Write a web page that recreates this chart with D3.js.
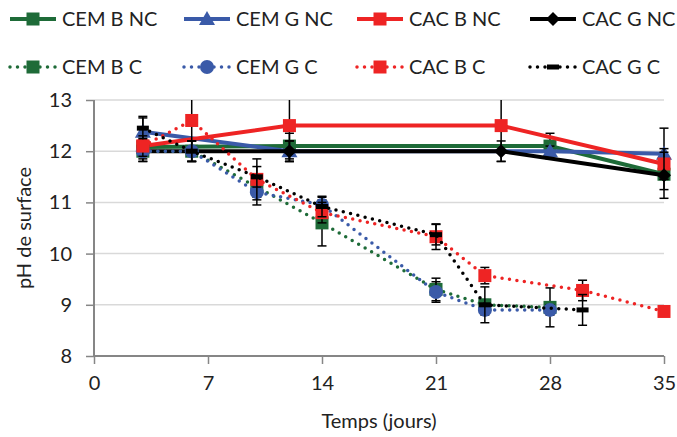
<!DOCTYPE html>
<html>
<head>
<meta charset="utf-8">
<script src="https://cdn.jsdelivr.net/npm/d3@7"></script>
<style>
  body { margin: 0; background: #fff; }
  svg { font-family: Lato, 'Open Sans', sans-serif; }
</style>
</head>
<body>
<script>
const w = 677
const h = 437

// series data (days, pH, error)
const names = ['CEM B NC', 'CEM G NC', 'CAC B NC', 'CAC G NC', 'CEM B C', 'CEM G C', 'CAC B C', 'CAC G C']

const cemBNC_t = [3, 12, 28, 35]
const cemBNC = [12.08, 12.1, 12.1, 11.55]
const cemBNC_e = [0.15, 0.25, 0.25, 0.3]

const cemGNC_t = [3, 12, 28, 35]
const cemGNC = [12.38, 12.0, 12.0, 11.95]
const cemGNC_e = [0.3, 0.2, 0.1, 0.5]

const cacBNC_t = [3, 12, 25, 35]
const cacBNC = [12.1, 12.5, 12.5, 11.75]
const cacBNC_e = [0.1, 0.7, 0.7, 0.3]

const cacGNC_t = [3, 12, 25, 35]
const cacGNC = [12.0, 12.0, 12.0, 11.53]
const cacGNC_e = [0.2, 0.2, 0.2, 0.45]

const cemBC_t = [3, 6, 10, 14, 21, 24, 28]
const cemBC = [12.0, 12.0, 11.3, 10.6, 9.3, 9.0, 8.95]
const cemBC_e = [0.2, 0.2, 0.2, 0.45, 0.22, 0.1, 0.38]

const cemGC_t = [3, 6, 10, 14, 21, 24, 28]
const cemGC = [12.0, 12.0, 11.2, 10.95, 9.25, 8.9, 8.9]
const cemGC_e = [0.15, 0.2, 0.25, 0.15, 0.2, 0.1, 0.1]

const cacBC_t = [3, 6, 10, 14, 21, 24, 30, 35]
const cacBC = [12.1, 12.6, 11.45, 10.8, 10.33, 9.57, 9.28, 8.87]
const cacBC_e = [0.2, 0.8, 0.4, 0.2, 0.25, 0.16, 0.2, 0.08]

const cacGC_t = [3, 6, 10, 14, 21, 24, 30]
const cacGC = [12.45, 12.0, 11.5, 10.92, 10.37, 9.0, 8.9]
const cacGC_e = [0.2, 0.2, 0.2, 0.2, 0.2, 0.35, 0.3]

const xTicks = [0, 7, 14, 21, 28, 35]
const yTicks = [8, 9, 10, 11, 12, 13]

const green = '#1e6b38'
const blue = '#3a5aa8'
const red = '#ee2424'
const black = '#000000'

const series = [
    {name: names[0], t: cemBNC_t, v: cemBNC, e: cemBNC_e, color: green, dotted: false, marker: 'square'},
    {name: names[1], t: cemGNC_t, v: cemGNC, e: cemGNC_e, color: blue, dotted: false, marker: 'triangle'},
    {name: names[2], t: cacBNC_t, v: cacBNC, e: cacBNC_e, color: red, dotted: false, marker: 'square'},
    {name: names[3], t: cacGNC_t, v: cacGNC, e: cacGNC_e, color: black, dotted: false, marker: 'diamond'},
    {name: names[4], t: cemBC_t, v: cemBC, e: cemBC_e, color: green, dotted: true, marker: 'square'},
    {name: names[5], t: cemGC_t, v: cemGC, e: cemGC_e, color: blue, dotted: true, marker: 'circle'},
    {name: names[6], t: cacBC_t, v: cacBC, e: cacBC_e, color: red, dotted: true, marker: 'square'},
    {name: names[7], t: cacGC_t, v: cacGC, e: cacGC_e, color: black, dotted: true, marker: 'dash'}
]

const margin = {left: 94, right: 13, top: 100, bottom: 81}

const x = d3.scaleLinear().domain([0, 35]).range([margin.left, w - margin.right])
const y = d3.scaleLinear().domain([8, 13]).range([h - margin.bottom, margin.top])

const svg = d3.select('body').append('svg')
    .attr('width', w)
    .attr('height', h)

svg.append('defs').append('clipPath').attr('id', 'clip')
    .append('rect')
    .attr('x', 0).attr('y', margin.top)
    .attr('width', w).attr('height', h - margin.top)

// gridlines
svg.append('g')
    .selectAll('line')
    .data(yTicks.filter(d => d > 8))
    .enter()
    .append('line')
    .attr('x1', x(0)).attr('x2', x(35))
    .attr('y1', d => y(d)).attr('y2', d => y(d))
    .style('stroke', '#d9d9d9')
    .style('stroke-width', 1.5)

// axes
const yAxis = svg.append('g')
    .attr('transform', `translate(${x(0)},0)`)
    .call(d3.axisLeft(y).tickValues(yTicks).tickSize(8).tickPadding(14).tickFormat(d3.format('d')))
const xAxis = svg.append('g')
    .attr('transform', `translate(0,${y(8)})`)
    .call(d3.axisBottom(x).tickValues(xTicks).tickSize(8).tickPadding(12).tickFormat(d3.format('d')))

for (const ax of [xAxis, yAxis]) {
    ax.select('.domain').style('stroke', '#868686').style('stroke-width', 2)
    ax.selectAll('.tick line').style('stroke', '#868686').style('stroke-width', 1.5)
    ax.selectAll('.tick text').style('font-size', '20px').style('fill', '#222')
        .style('font-family', 'Lato, sans-serif')
}
xAxis.select('.domain').attr('d', `M${x(0)},0H${x(35)}`)
yAxis.select('.domain').attr('d', `M0,${y(8)}V${y(13)}`)

svg.append('text')
    .attr('x', (x(0) + x(35)) / 2)
    .attr('y', 428)
    .attr('text-anchor', 'middle')
    .style('font-size', '20px')
    .style('fill', '#222')
    .text('Temps (jours)')

svg.append('text')
    .attr('transform', `translate(31,${(y(8) + y(13)) / 2}) rotate(-90)`)
    .attr('text-anchor', 'middle')
    .style('font-size', '20px')
    .style('fill', '#222')
    .text('pH de surface')

function drawMarker(g, type, color, cx, cy) {
    if (type === 'square') {
        g.append('rect').attr('x', cx - 6.5).attr('y', cy - 6.5).attr('width', 13).attr('height', 13).style('fill', color)
    } else if (type === 'triangle') {
        g.append('path').attr('d', `M${cx},${cy - 8}L${cx + 8},${cy + 6}L${cx - 8},${cy + 6}Z`).style('fill', color)
    } else if (type === 'diamond') {
        g.append('path').attr('d', `M${cx},${cy - 7}L${cx + 7},${cy}L${cx},${cy + 7}L${cx - 7},${cy}Z`).style('fill', color)
    } else if (type === 'circle') {
        g.append('circle').attr('cx', cx).attr('cy', cy).attr('r', 7).style('fill', color)
    } else if (type === 'dash') {
        g.append('rect').attr('x', cx - 6).attr('y', cy - 2.5).attr('width', 12).attr('height', 5).style('fill', color)
    }
}

const line = d3.line()
    .x(d => x(d[0]))
    .y(d => y(d[1]))

const plot = svg.append('g').attr('clip-path', 'url(#clip)')

series.forEach(function (s) {
    const pts = s.t.map((t, i) => [t, s.v[i], s.e[i]])
    const g = plot.append('g')

    g.append('path')
        .datum(pts)
        .attr('d', line)
        .style('fill', 'none')
        .style('stroke', s.color)
        .style('stroke-width', s.dotted ? 3.5 : 4)
        .style('stroke-linecap', s.dotted ? 'round' : 'butt')
        .style('stroke-dasharray', s.dotted ? '0,7.5' : null)

    // error bars
    const eb = g.append('g').style('stroke', '#000').style('stroke-width', 1.5)
    pts.forEach(function (p) {
        const px = x(p[0])
        eb.append('line').attr('x1', px).attr('x2', px).attr('y1', y(p[1] + p[2])).attr('y2', y(p[1] - p[2]))
        eb.append('line').attr('x1', px - 4.5).attr('x2', px + 4.5).attr('y1', y(p[1] + p[2])).attr('y2', y(p[1] + p[2]))
        eb.append('line').attr('x1', px - 4.5).attr('x2', px + 4.5).attr('y1', y(p[1] - p[2])).attr('y2', y(p[1] - p[2]))
    })

    pts.forEach(function (p) {
        drawMarker(g, s.marker, s.color, x(p[0]), y(p[1]))
    })
})

// legend
const legX = [10, 184, 357, 530]
const legY = [19, 67]

series.forEach(function (s, i) {
    const lx = legX[i % 4]
    const ly = legY[Math.floor(i / 4)]
    const g = svg.append('g')
    g.append('line')
        .attr('x1', lx).attr('x2', lx + 46)
        .attr('y1', ly).attr('y2', ly)
        .style('stroke', s.color)
        .style('stroke-width', s.dotted ? 3.5 : 4)
        .style('stroke-linecap', s.dotted ? 'round' : 'butt')
        .style('stroke-dasharray', s.dotted ? '0,7.5' : null)
    drawMarker(g, s.marker, s.color, lx + 23, ly)
    g.append('text')
        .attr('x', lx + 52)
        .attr('y', ly)
        .attr('dy', '0.36em')
        .style('font-size', '20px')
        .style('fill', '#222')
        .text(s.name)
})
</script>
</body>
</html>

> [GOAL OF THE EXERCISE]:
Only the lines from the start of the material through the line containing "const h = 437" should be transcribed. Pictures stay out.

> [OUTPUT OF THE EXERCISE]:
Write a web page that recreates this chart with D3.js.
<!DOCTYPE html>
<html>
<head>
<meta charset="utf-8">
<script src="https://cdn.jsdelivr.net/npm/d3@7"></script>
<style>
  body { margin: 0; background: #fff; }
  svg { font-family: Lato, 'Open Sans', sans-serif; }
</style>
</head>
<body>
<script>
const w = 677
const h = 437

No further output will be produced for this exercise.